Christopher J. H. Wright states explicitly the belief of biblical scholars who see in the Word of God that God’s mission is truly his work and now ours. He writes: “Mission is not ours; mission is God’s. Certainly, the mission of God is the prior reality out of which flows any mission we get involved in…it is not so much the case that God has a mission for the church in the world but that God has a church for his mission in the world. Mission was not made for the church; the church was made for mission–God’s mission.” So, he explains, “fundamentally, our mission (if it is biblically informed and validated) means our committed participation as God’s people, at God’s invitation and command, in God’s own mission within the history of God’s world for the redemption of God’s creation.”
The term missio Dei—the mission of God—is a phrase coined by the German missiologist Karl Hartenstein to try to articulate the teaching of Swiss theologian Karl Barth. It has two very important implications: one, that mission is ‘grounded’ in God and that he is the initiator of mission; second, it also connected missions with a theology of the Trinity. “Mission,” Wright says, “flows from the wider dynamic movement of God in personal relationship.” “Mission flows from the reality of this God–the biblical God.”

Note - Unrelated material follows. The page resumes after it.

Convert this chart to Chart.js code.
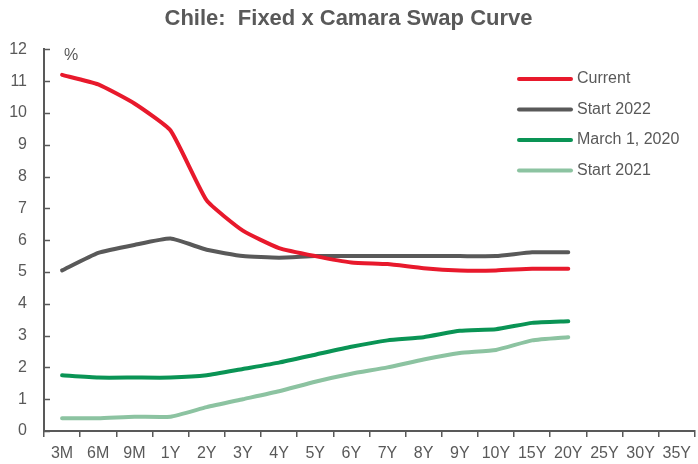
<!DOCTYPE html>
<html>
<head>
<meta charset="utf-8">
<script src="https://cdn.jsdelivr.net/npm/chart.js@4"></script>
<style>
  html, body { margin: 0; padding: 0; background: #fff; }
  #wrap { width: 698px; height: 464px; }
</style>
</head>
<body>
<div id="wrap"><canvas id="myChart" width="698" height="464"></canvas></div>
<script>
// data
let tenors = ["3M", "6M", "9M", "1Y", "2Y", "3Y", "4Y", "5Y", "6Y", "7Y", "8Y", "9Y", "10Y", "15Y", "20Y", "25Y", "30Y", "35Y"];
let current = [11.2, 10.9, 10.3, 9.45, 7.25, 6.3, 5.75, 5.5, 5.3, 5.25, 5.12, 5.05, 5.05, 5.1, 5.1];
let start2022 = [5.05, 5.6, 5.85, 6.05, 5.7, 5.5, 5.45, 5.5, 5.5, 5.5, 5.5, 5.5, 5.5, 5.62, 5.62];
let march2020 = [1.75, 1.68, 1.68, 1.68, 1.75, 1.95, 2.15, 2.4, 2.65, 2.85, 2.95, 3.15, 3.2, 3.4, 3.45];
let start2021 = [0.4, 0.4, 0.45, 0.45, 0.75, 1.0, 1.25, 1.55, 1.8, 2.0, 2.25, 2.45, 2.55, 2.85, 2.95];

let seriesNames = ["Current", "Start 2022", "March 1, 2020", "Start 2021"];
let seriesColors = ["#E8192C", "#595959", "#0A9455", "#8CC3A1"];

let grey = "#595959";
Chart.defaults.font.family = "'Liberation Sans', Arial, sans-serif";
Chart.defaults.color = grey;

// legend drawn inside the plot, top right, plus the % unit label and inward y ticks
const legendInside = {
  id: "legendInside",
  afterDraw(chart) {
    let ctx = chart.ctx;
    let yScale = chart.scales.y;
    ctx.save();
    // y ticks pointing into the plot
    ctx.strokeStyle = grey;
    ctx.lineWidth = 1.5;
    yScale.ticks.forEach((t) => {
      let py = Math.round(yScale.getPixelForValue(t.value)) + 0.5;
      ctx.beginPath();
      ctx.moveTo(yScale.right, py);
      ctx.lineTo(yScale.right + 6, py);
      ctx.stroke();
    });
    ctx.font = "16px 'Liberation Sans', Arial, sans-serif";
    ctx.textBaseline = "middle";
    chart.data.datasets.forEach((ds, i) => {
      let y = 79 + i * 30.5;
      ctx.strokeStyle = ds.borderColor;
      ctx.lineWidth = 4;
      ctx.lineCap = "round";
      ctx.beginPath();
      ctx.moveTo(519, y);
      ctx.lineTo(571, y);
      ctx.stroke();
      ctx.fillStyle = grey;
      ctx.fillText(ds.label, 577, y);
    });
    ctx.fillText("%", 64, 56);
    ctx.restore();
  },
};

let datasets = [current, start2022, march2020, start2021].map((vals, i) => ({
  label: seriesNames[i],
  data: vals,
  borderColor: seriesColors[i],
  backgroundColor: seriesColors[i],
  borderWidth: 4,
  pointRadius: 0,
  tension: 0.15,
  borderCapStyle: "round",
  order: i, // Current drawn on top
}));

new Chart("myChart", {
  type: "line",
  data: { labels: tenors, datasets: datasets },
  options: {
    responsive: false,
    animation: false,
    layout: { padding: { left: 0, right: 1, top: 0, bottom: 0 } },
    plugins: {
      legend: { display: false },
      tooltip: { enabled: false },
      title: {
        display: true,
        text: "Chile:  Fixed x Camara Swap Curve",
        color: grey,
        font: { size: 22, weight: "bold" },
        padding: { top: 6, bottom: 17 },
      },
    },
    scales: {
      x: {
        offset: true,
        grid: { offset: true, drawOnChartArea: false, drawTicks: true, tickLength: 6, color: grey, lineWidth: 1.5 },
        border: { color: grey, width: 2 },
        ticks: { color: grey, font: { size: 16 }, maxRotation: 0, autoSkip: false, padding: 7 },
        afterFit: (scale) => { scale.height = 33; },
      },
      y: {
        min: 0,
        max: 12,
        grid: { drawOnChartArea: false, drawTicks: false },
        border: { color: grey, width: 2 },
        ticks: { stepSize: 1, color: grey, font: { size: 16 }, padding: 17 },
        afterFit: (scale) => { scale.width = 44; },
      },
    },
  },
  plugins: [legendInside],
});
</script>
</body>
</html>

Walter Elwell widens this idea of the missio Dei to include not only God himself but also His revelation about Himself: He writes: “From a missiological point of view, the concept of the divine initiative most directly relates to God’s self-disclosures with a view to bringing fallen humans into a redemptive relationship with himself. God has called his people to share this good news of redemption with every living soul.“ Elwell reaffirms that God not only initiated mission but he did not leave it in the hands of the church and walk away. We can be sure that he continues on in his world with us.
Christopher Wright sees mission as participation with God. “Mission in biblical terms, while it inescapably involves us in planning and action, is not primarily a matter of our activity or our initiative. Mission, from the point of view of our human endeavor, means the committed participation of God’s people in the purposes of God for the redemption of the whole creation. The mission is God’s. The marvel is that God invites us to join him.” The scope of our mission must be the same as the scope of God’s mission. Wright’s view of the mission of God is more comprehensive than just defining ‘missions’ as ‘sending’ because, he believes, the Bible has a much wider view of what is involved in God’s mission to the world. It is true that God’s mission is much wider than sending or evangelism but in our discussions we want to focus primarily on the sending and evangelistic activities of the church because of the nature of the work is to share the gospel which has the effect being life-transforming and of changing the destiny of persons and nations. It is also the occasion for persecution since it will be the point of confrontation with the core values and beliefs of the world.
The attempt to fulfill God’s mission to the world will bring about conflict with the prevailing worldview of every particular culture at some point. Whether it will come to full-blown persecution remains to be seen in some parts of the world. In other parts, being willing to suffer for Christ is a part of one’s ongoing commitment to Christ. Like any endeavor in ministry, it should be founded upon and fortified by a substantial theology based on God’s Word. Solid theological thinking corroborates and affirms the foundational biblical theology of mission and affirms our participation with God in global evangelism.